No, I’m debating whether to show him or not. I feel like he’ll just be like “You’re a fucking asshole.” He’ll give up on me.
The live performances were crazy too. Did you hurt yourself on this tour?
One time I was like taking glass bottles and smashing them on my forehead Rowdy Roddy Piper style and that was a bad idea. I did that at an early L.A. show before the tour. It wasn’t Hannibal co-hosting that one, it was my friend Jerrod [Carmichael]. He was supposed to say this whole monologue or something, but instead he just looks at me and goes, “You’re bleeding, man.”
How many desks did you break this season?

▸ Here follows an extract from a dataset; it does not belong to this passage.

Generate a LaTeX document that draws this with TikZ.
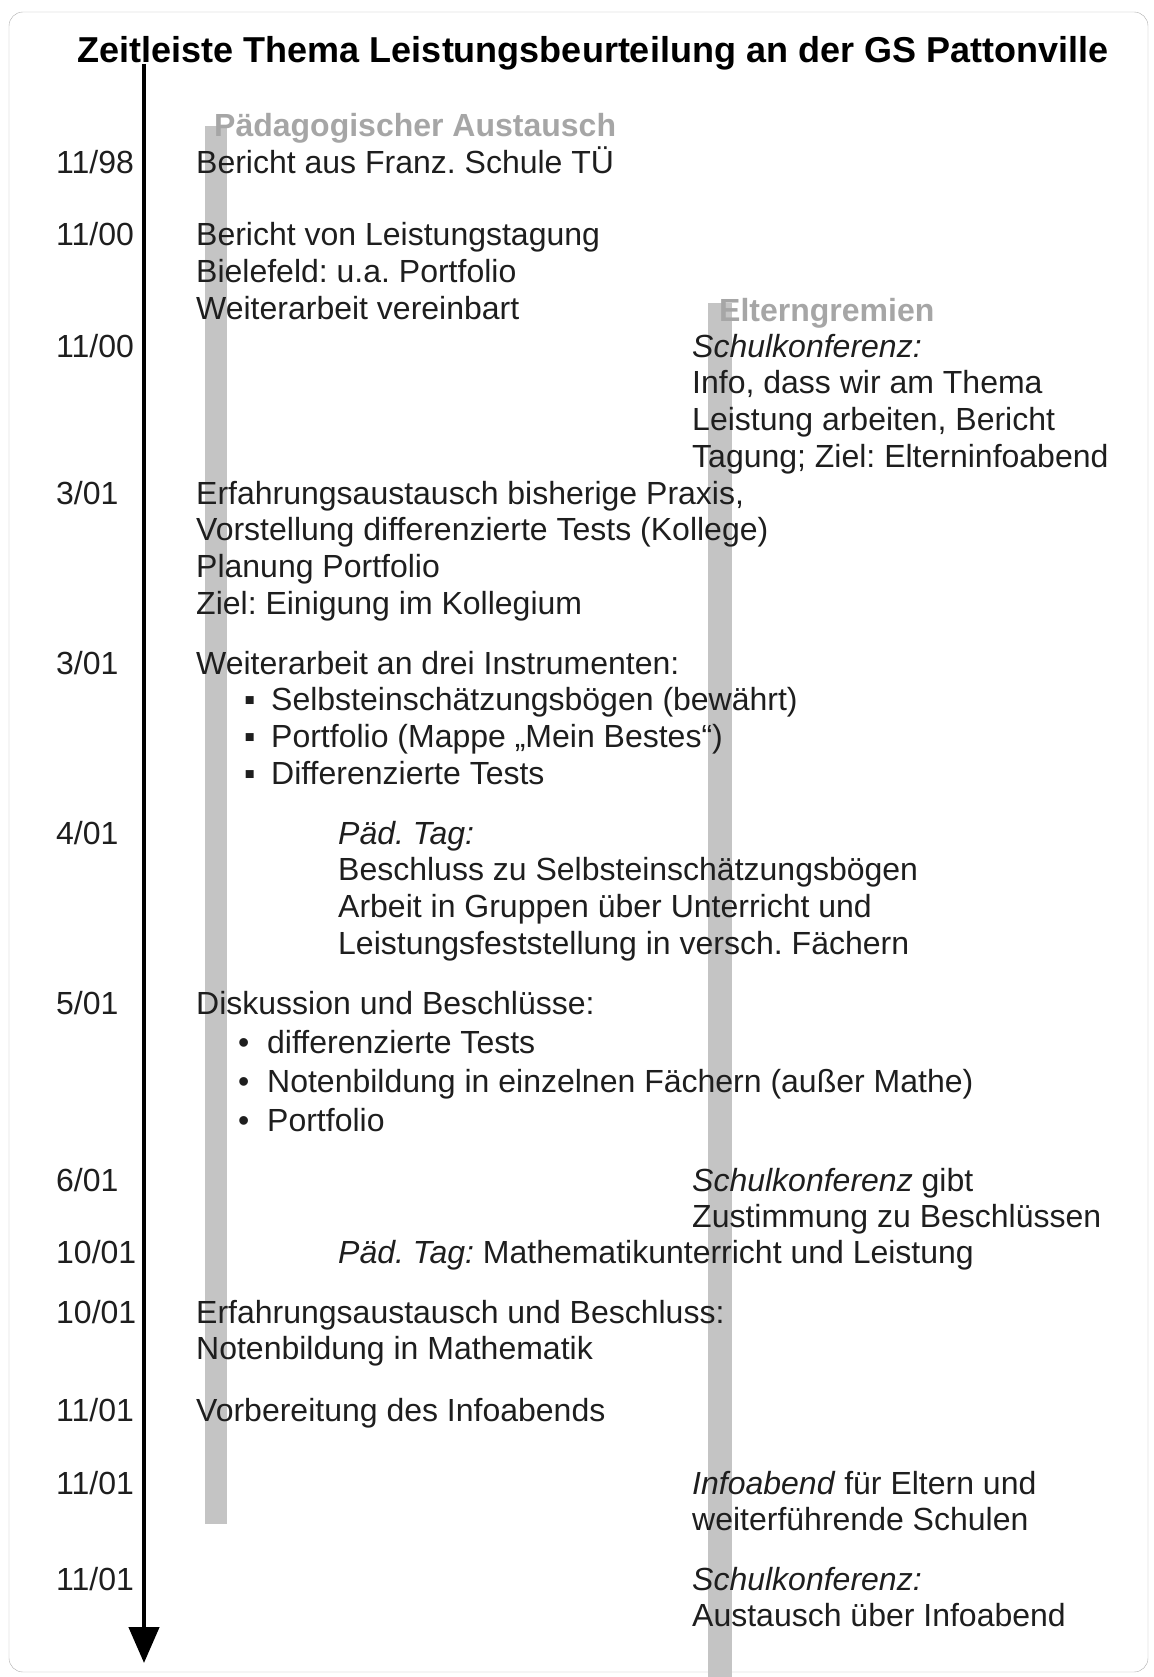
\documentclass[tikz,border=0pt]{standalone}
\usepackage{fontspec}
\setmainfont{Liberation Sans}
\usetikzlibrary{arrows.meta}
\frenchspacing

\definecolor{trackgray}{HTML}{C4C4C4}
\definecolor{headgray}{HTML}{A6A6A6}
\definecolor{ink}{HTML}{1E1E1E}
\newcommand{\sqbullet}{\hspace*{48pt}\makebox[27pt][l]{▪}}
\newcommand{\rdbullet}{\hspace*{42pt}\makebox[29pt][l]{•}}
\newcommand{\lineblock}[1]{\begin{tabular}[t]{@{}l@{}}#1\end{tabular}}

\begin{document}
\begin{tikzpicture}[x=1pt,y=-1pt,font=\fontsize{32}{36.9}\selectfont,text=ink]
    \tikzstyle{when}=[anchor=base west,inner sep=0pt]
    \tikzstyle{entry}=[anchor=base west,inner sep=0pt]
    \tikzstyle{heading}=[anchor=base west,inner sep=0pt,font=\fontsize{32}{36.9}\selectfont\bfseries,text=headgray]
    \tikzstyle{track}=[fill=trackgray]

    \useasboundingbox (0,0) rectangle (1153,1677);
    \draw[black!32,rounded corners=14pt] (9,12) rectangle (1148,1672);

    %%%%%%%%%%%%%%%%%%%%%%%%%%%%%%%%%%%%%%%%%%%%
    %%% THE TWO TRACKS AND THE TIME AXIS
    %%%%%%%%%%%%%%%%%%%%%%%%%%%%%%%%%%%%%%%%%%%%
    \fill[track] (205,126) rectangle (227,1524);
    \fill[track] (708,303) rectangle (732,1677);

    \node[font=\fontsize{36}{40}\selectfont\bfseries,text=black] (T) at (593,53)
        {Zeitleiste Thema Leistungsbeurteilung an der GS Pattonville};

    \coordinate (axis-top) at (144,64);
    \coordinate (axis-end) at (144,1663);
    \draw[line width=4.5pt,-{Triangle[length=36pt,width=30pt]}] (axis-top) -- (axis-end);

    \node[heading] (H-left) at (214,137) {Pädagogischer Austausch};
    \node[heading] (H-right) at (719,321) {Elterngremien};

    %%%%%%%%%%%%%%%%%%%%%%%%%%%%%%%%%%%%%%%%%%%%
    %%% THE DATES
    %%%%%%%%%%%%%%%%%%%%%%%%%%%%%%%%%%%%%%%%%%%%
    \foreach \name/\y/\d in {1/174/{11/98},2/246/{11/00},3/357/{11/00},4/504/{3/01},
                              5/674/{3/01},6/844/{4/01},7/1014/{5/01},8/1191/{6/01},
                              9/1263/{10/01},10/1323/{10/01},11/1421/{11/01},
                              12/1494/{11/01},13/1590/{11/01}}
        \node[when] (D-\name) at (56,\y) {\d};

    %%%%%%%%%%%%%%%%%%%%%%%%%%%%%%%%%%%%%%%%%%%%
    %%% THE ENTRIES
    %%%%%%%%%%%%%%%%%%%%%%%%%%%%%%%%%%%%%%%%%%%%
    \node[entry] (L-1) at (196,174) {Bericht aus Franz. Schule TÜ};
    \node[entry] (L-2) at (196,246) {\lineblock{Bericht von Leistungstagung\\Bielefeld: u.a. Portfolio\\Weiterarbeit vereinbart}};
    \node[entry] (R-3) at (692,357) {\lineblock{\textit{Schulkonferenz:}\\Info, dass wir am Thema\\Leistung arbeiten, Bericht\\Tagung; Ziel: Elterninfoabend}};
    \node[entry] (L-4) at (196,504) {\lineblock{Erfahrungsaustausch bisherige Praxis,\\Vorstellung differenzierte Tests (Kollege)\\Planung Portfolio\\Ziel: Einigung im Kollegium}};
    \node[entry] (L-5) at (196,674) {\lineblock{Weiterarbeit an drei Instrumenten:\\\sqbullet Selbsteinschätzungsbögen (bewährt)\\\sqbullet Portfolio (Mappe „Mein Bestes“)\\\sqbullet Differenzierte Tests}};
    \node[entry] (M-6) at (338,844) {\lineblock{\textit{Päd. Tag:}\\Beschluss zu Selbsteinschätzungsbögen\\Arbeit in Gruppen über Unterricht und\\Leistungsfeststellung in versch. Fächern}};
    \node[entry] (L-7) at (196,1014) {\lineblock{Diskussion und Beschlüsse:\\[2.1pt]\rdbullet differenzierte Tests\\[2.1pt]\rdbullet Notenbildung in einzelnen Fächern (außer Mathe)\\[2.1pt]\rdbullet Portfolio}};
    \node[entry] (R-8) at (692,1191) {\lineblock{\textit{Schulkonferenz} gibt\\Zustimmung zu Beschlüssen}};
    \node[entry] (M-9) at (338,1263) {\textit{Päd. Tag:} Mathematikunterricht und Leistung};
    \node[entry] (L-10) at (196,1323) {\lineblock{Erfahrungsaustausch und Beschluss:\\Notenbildung in Mathematik}};
    \node[entry] (L-11) at (196,1421) {Vorbereitung des Infoabends};
    \node[entry] (R-12) at (692,1494) {\lineblock{\textit{Infoabend} für Eltern und\\weiterführende Schulen}};
    \node[entry] (R-13) at (692,1590) {\lineblock{\textit{Schulkonferenz:}\\Austausch über Infoabend}};
\end{tikzpicture}
\end{document}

I think it’s like 20 or something.
What are they made out of?
They’re like drywall. And I think for the live shows it’s like this weird Styrofoam. I think it’s drywall. That’s what we used for the demo. I think we just got nicer drywall for the season.
Are there things that Adult Swim wouldn’t let you put on television?

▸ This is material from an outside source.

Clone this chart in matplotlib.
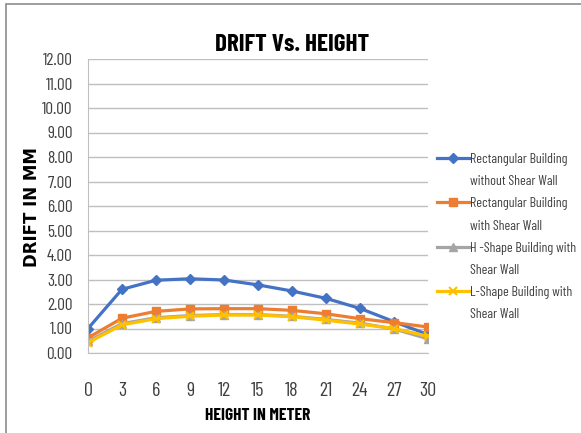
import matplotlib
matplotlib.use('Agg')
import matplotlib.pyplot as plt
from matplotlib.patches import Rectangle
from matplotlib.lines import Line2D

heights = [0, 3, 6, 9, 12, 15, 18, 21, 24, 27, 30]
rect_no_wall = [1.00, 2.60, 2.97, 3.03, 2.98, 2.78, 2.53, 2.23, 1.82, 1.28, 0.75]
rect_wall = [0.62, 1.42, 1.70, 1.80, 1.81, 1.81, 1.74, 1.60, 1.40, 1.24, 1.06]
h_shape = [0.48, 1.20, 1.44, 1.53, 1.57, 1.57, 1.50, 1.37, 1.22, 0.98, 0.58]
l_shape = [0.42, 1.15, 1.40, 1.50, 1.55, 1.55, 1.48, 1.34, 1.18, 1.00, 0.68]
labels = [['Rectangular Building', 'without Shear Wall'],
          ['Rectangular Building', 'with Shear Wall'],
          ['H -Shape Building with', 'Shear Wall'],
          ['L-Shape Building with', 'Shear Wall']]
yticks = [i for i in range(13)]

narrow = ['Barlow Condensed', 'DejaVu Sans']

fig = plt.figure(figsize=(5.81, 4.33), dpi=100)
fig.patches.append(Rectangle((6 / 581, -0.1), 1.2, 1 - 4 / 433 + 0.1, transform=fig.transFigure,
                             fill=False, edgecolor='#8c8c8c', linewidth=1.2))
ax = fig.add_axes([88 / 581, 1 - 353 / 433, (428 - 88) / 581, (353 - 59) / 433])

styles = [('#4472C4', 'D', 5), ('#ED7D31', 's', 6), ('#A5A5A5', '^', 6), ('#FFC000', 'x', 6)]
series = [rect_no_wall, rect_wall, h_shape, l_shape]
handles = []
leg_labels = []
for vals, (c, m, ms), lab in zip(series, styles, labels):
    ln, = ax.plot(heights, vals, color=c, marker=m, markersize=ms, linewidth=2.3,
                  markeredgewidth=1.5 if m == 'x' else 1)
    # second line of each label gets an empty handle, like excel's wrapped legend
    handles += [ln, Line2D([], [], linestyle='none')]
    leg_labels += lab

ax.set_xlim(0, 30)
ax.set_ylim(0, 12)
ax.set_yticks(yticks)
ax.set_yticklabels(['%.2f' % v for v in yticks], family=narrow, fontsize=12.5, color='#404040')
ax.set_xticks(heights)
ax.set_xticklabels([str(h) for h in heights], family=narrow, fontsize=14.5, color='#404040')
ax.tick_params(length=0)
ax.tick_params(axis='y', pad=11)
ax.tick_params(axis='x', pad=21)
ax.grid(axis='y', color='#bfbfbf', linewidth=1)
for s in ['top', 'right']:
    ax.spines[s].set_visible(False)
ax.spines['left'].set_color('#bfbfbf')
ax.spines['bottom'].set_color('#bfbfbf')
ax.set_axisbelow(True)

fig.text(292 / 581, 1 - 45 / 433, 'DRIFT Vs. HEIGHT', family=narrow, fontweight='bold',
         fontsize=18, ha='center', va='center')
fig.text(258 / 581, 1 - 416 / 433, 'HEIGHT IN METER', family=narrow, fontweight='bold',
         fontsize=12.5, ha='center', va='center')
fig.text(32 / 581, 1 - 207 / 433, 'DRIFT IN MM', fontweight='bold', fontsize=12,
         rotation=90, ha='center', va='center')

leg = fig.legend(handles, leg_labels, loc='upper left', bbox_to_anchor=(437 / 581, 1 - 153 / 433),
                 frameon=False, prop={'family': narrow, 'size': 10}, handlelength=2.3,
                 handletextpad=0.1, labelspacing=0.66, borderaxespad=0, borderpad=0)
for t in leg.get_texts():
    t.set_color('#404040')

fig.savefig('out.png', dpi=100)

Suicide and drug use and making fun of specific gods are like the three S&P issues that come up. Blowing my brains out always works its way into a bit because that’s like my default if I can’t figure out how to end a bit. I’ll just take out a banana and put it in my mouth and blow my brains out and blood will splatter behind me. but that kind of stuff always gets flagged by S&P. I can curse out God but I can’t curse out Jesus. The best S&P note we ever got was when there was a set destruction piece we wanted to do. I wanted to shit so hard that my organs fall out of my anus. Their note was, “He can shit so hard that organs fall out of his anus, but he can’t make it look like he’s intentionally doing it.” That was their only problem. I guess they don’t want kids to shit so hard that their organs fall out. We couldn’t figure out — without getting a close up of my asshole — how to visually sell that, so we ditched the bit. Like, organs are a dark red/purple color so they’re not that bright. And then are they going to be dropping? It’s just going to look like large amounts of poop. How do we sell that?

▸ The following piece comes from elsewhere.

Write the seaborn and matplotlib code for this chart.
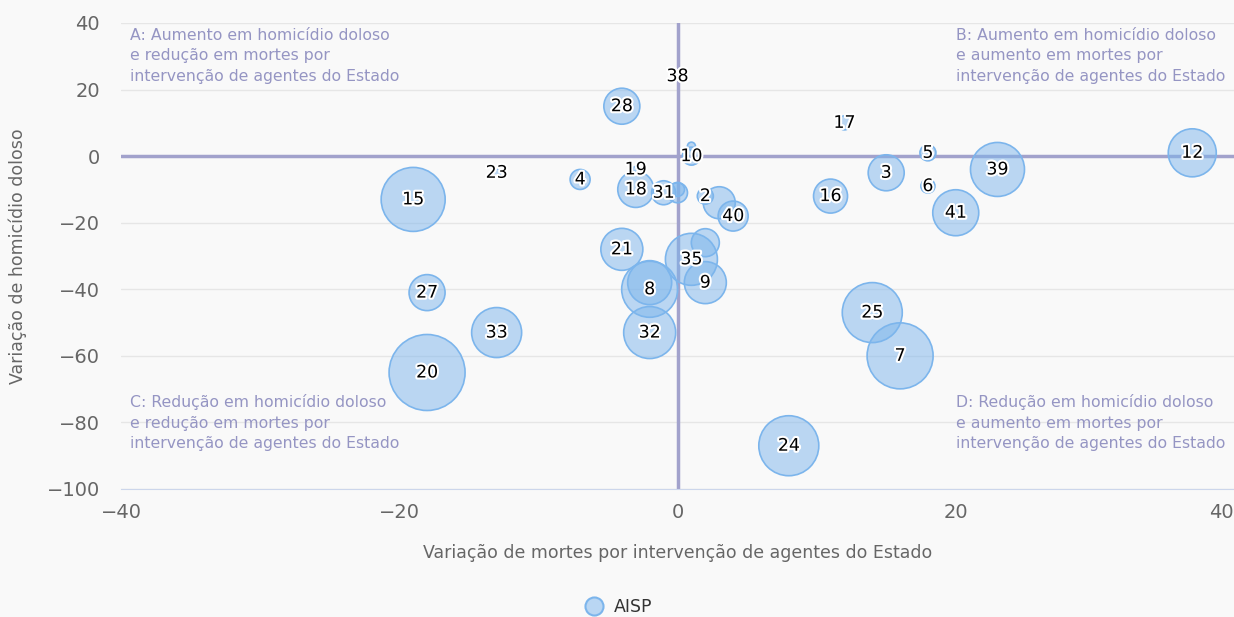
import numpy as np
import pandas as pd
import seaborn as sns
import matplotlib.pyplot as plt
import matplotlib.patheffects as pe
from matplotlib.lines import Line2D

# AISP data; "" = label hidden in the original
aisp = ["38", "28", "10", "", "19", "4", "18", "31", "", "", "2", "", "40",
        "23", "15", "17", "5", "3", "6", "16", "39", "41", "12", "21", "8",
        "", "32", "35", "", "9", "27", "33", "20", "25", "7", "24"]
var_mortes = [0, -4, 1, 1, -3, -7, -3, -1, 0, 0, 2, 3, 4,
              -13, -19, 12, 18, 15, 18, 11, 23, 20, 37, -4, -2,
              -2, -2, 1, 2, 2, -18, -13, -18, 14, 16, 8]
var_homicidio = [24, 15, 0, 3, -4, -7, -10, -11, -11, -10, -12, -14, -18,
                 -5, -13, 10, 1, -5, -9, -12, -4, -17, 1, -28, -40,
                 -38, -53, -31, -26, -38, -41, -53, -65, -47, -60, -87]
tamanho = [9, 324, 81, 16, 9, 100, 324, 144, 100, 49, 64, 256, 225,
           16, 1024, 49, 64, 324, 49, 289, 729, 529, 576, 441, 784,
           484, 676, 676, 196, 441, 324, 625, 1444, 900, 1089, 900]

quad_a = "A: Aumento em homicídio doloso\ne redução em mortes por\nintervenção de agentes do Estado"
quad_b = "B: Aumento em homicídio doloso\ne aumento em mortes por\nintervenção de agentes do Estado"
quad_c = "C: Redução em homicídio doloso\ne redução em mortes por\nintervenção de agentes do Estado"
quad_d = "D: Redução em homicídio doloso\ne aumento em mortes por\nintervenção de agentes do Estado"

df = pd.DataFrame({'AISP': aisp, 'x': var_mortes, 'y': var_homicidio, 'z': tamanho})

sns.set_style('white')
plt.rcParams['font.family'] = ['DejaVu Sans']

bg = '#f9f9f9'
fig = plt.figure(figsize=(12.34, 6.17), dpi=100, facecolor=bg)
ax = fig.add_axes([121 / 1234, 1 - 489 / 617, 1 - 121 / 1234, (489 - 23) / 617])
ax.set_facecolor(bg)

# radius px -> marker area pt^2 : s = (2 r 0.72)^2 = 2.0736 r^2
k = 2.0736
sns.scatterplot(data=df, x='x', y='y', size='z',
                sizes=(k * min(tamanho), k * max(tamanho)),
                size_norm=(min(tamanho), max(tamanho)),
                color='#7cb5ec', alpha=0.5, edgecolor='none', legend=False, ax=ax, zorder=3)
sns.scatterplot(data=df, x='x', y='y', size='z',
                sizes=(k * min(tamanho), k * max(tamanho)),
                size_norm=(min(tamanho), max(tamanho)),
                facecolor='none', edgecolor='#7cb5ec', linewidth=1.2, legend=False, ax=ax, zorder=4)

for _, r in df.iterrows():
    if r['AISP']:
        ax.text(r['x'], r['y'], r['AISP'], ha='center', va='center', fontsize=12.5,
                color='black', zorder=6,
                path_effects=[pe.withStroke(linewidth=3, foreground='white')])

ax.set_xlim(-40, 40)
ax.set_ylim(-100, 40)
ax.set_xticks([-40, -20, 0, 20, 40])
ax.set_yticks([-100, -80, -60, -40, -20, 0, 20, 40])
ax.set_xticklabels(['−40', '−20', '0', '20', '40'])
ax.set_yticklabels(['−100', '−80', '−60', '−40', '−20', '0', '20', '40'])
ax.get_xticklabels()[-1].set_ha('right')
ax.grid(axis='y', color='#e6e6e6', linewidth=1, zorder=0)
ax.set_axisbelow(True)
for s in ['top', 'right', 'left']:
    ax.spines[s].set_visible(False)
ax.spines['bottom'].set_color('#ccd6eb')
ax.tick_params(axis='x', colors='#ccd6eb', length=8, width=1, labelcolor='#666666',
               labelsize=14, pad=2)
ax.tick_params(axis='y', length=0, labelcolor='#666666', labelsize=14, pad=15)
ax.axhline(0, color='#a2a2cc', linewidth=2.5, zorder=2)
ax.axvline(0, color='#a2a2cc', linewidth=2.5, zorder=2)

ax.set_xlabel('Variação de mortes por intervenção de agentes do Estado', fontsize=12.5,
              color='#666666')
ax.set_ylabel('Variação de homicídio doloso', fontsize=12.5, color='#666666')
ax.xaxis.set_label_coords(0.5, -(553 - 489) / 466, transform=ax.transAxes)
ax.yaxis.set_label_coords(-(121 - 18) / 1113, 0.5, transform=ax.transAxes)
ax.xaxis.label.set_va('center')
ax.yaxis.label.set_va('center')

qc = '#9595c3'
qkw = dict(fontsize=11.3, color=qc, linespacing=1.45, zorder=5)
ax.text(-39.35, 38.5, quad_a, ha='left', va='top', **qkw)
ax.text(20.05, 38.5, quad_b, ha='left', va='top', **qkw)
ax.text(-39.35, -71.5, quad_c, ha='left', va='top', **qkw)
ax.text(20.05, -71.5, quad_d, ha='left', va='top', **qkw)

handle = Line2D([], [], marker='o', linestyle='none', markersize=13,
                markerfacecolor='#b9d6f3', markeredgecolor='#7cb5ec', markeredgewidth=1.5)
fig.legend([handle], ['AISP'], loc='center', bbox_to_anchor=(0.498, 1 - 607 / 617),
           frameon=False, fontsize=12.5, handletextpad=0.15, labelcolor='#333333')

fig.savefig('out.png', dpi=100, facecolor=bg)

There was tons of stuff where I was like cursing out God or I’d put my middle finger to the heavens and be like, “Fuck you, God! Strike me with lighting!” and they’d be fine with that. But then if I was like, “And you, too, Jesus!” they’d be like, “Whoa! No cursing out Jesus! What are you, crazy?!” It’s tough, too, because Adult Swim is Cartoon Network, so it’s a kid’s network during the day. So there’s a little bit of resistance to certain topics. Even though we’re on at 3 in the morning.
Are there any things your wanted to get on the air this year that you couldn’t?
There was a bit where I wanted to jump out of a manhole on the street in like a prison uniform and handcuffs and run out and be like. “I’m free! I’m free!” But we were like, Okay, I don’t want to get shot. We contacted the city and they were like, “There’s toxic gases in the sewer you need special hazmat suits for.” We wanted a bit with Andrew “Dice” Clay called Andrew “Nice” Clay. And we got Andrew “Dice” Clay and then we lost him for some reason. I think he had like emergency eye surgery or something weird where he had to leave town immediately. The bit was he’s Andrew “Nice” Clay and he’s a feminist and he just spouts out feminist theory and stuff like that. “There was an old lady who lived in a shoe. She didn’t have any kids because abortion is a personal choice, not a state matter…Oh!
Who were the drummers in the noise-rock bit in the last episode?
Oh, that was Spencer Seim from Hella. He’s actually the guitar player from Hella. We were actually going to have Zach Hill and Spencer since they both play drums, the two guys from Hella, to play the Siamese drum set — this conjoined drum set that we made. But Zach was on tour with Death Grips so he couldn’t do it. We got Pete Newsom, who is super awesome, too. That was like my favorite bit. My dream was to make that pyramid of practice amps and that bouquet of microphones that I had invented a long time ago but I just didn’t have money to make it. I’ve never had an art department at my disposal and that was like the first thing I asked the art department to make. I didn’t have a bit, I was just like, “Uh, I don’t know? I’m just going to scream into it.”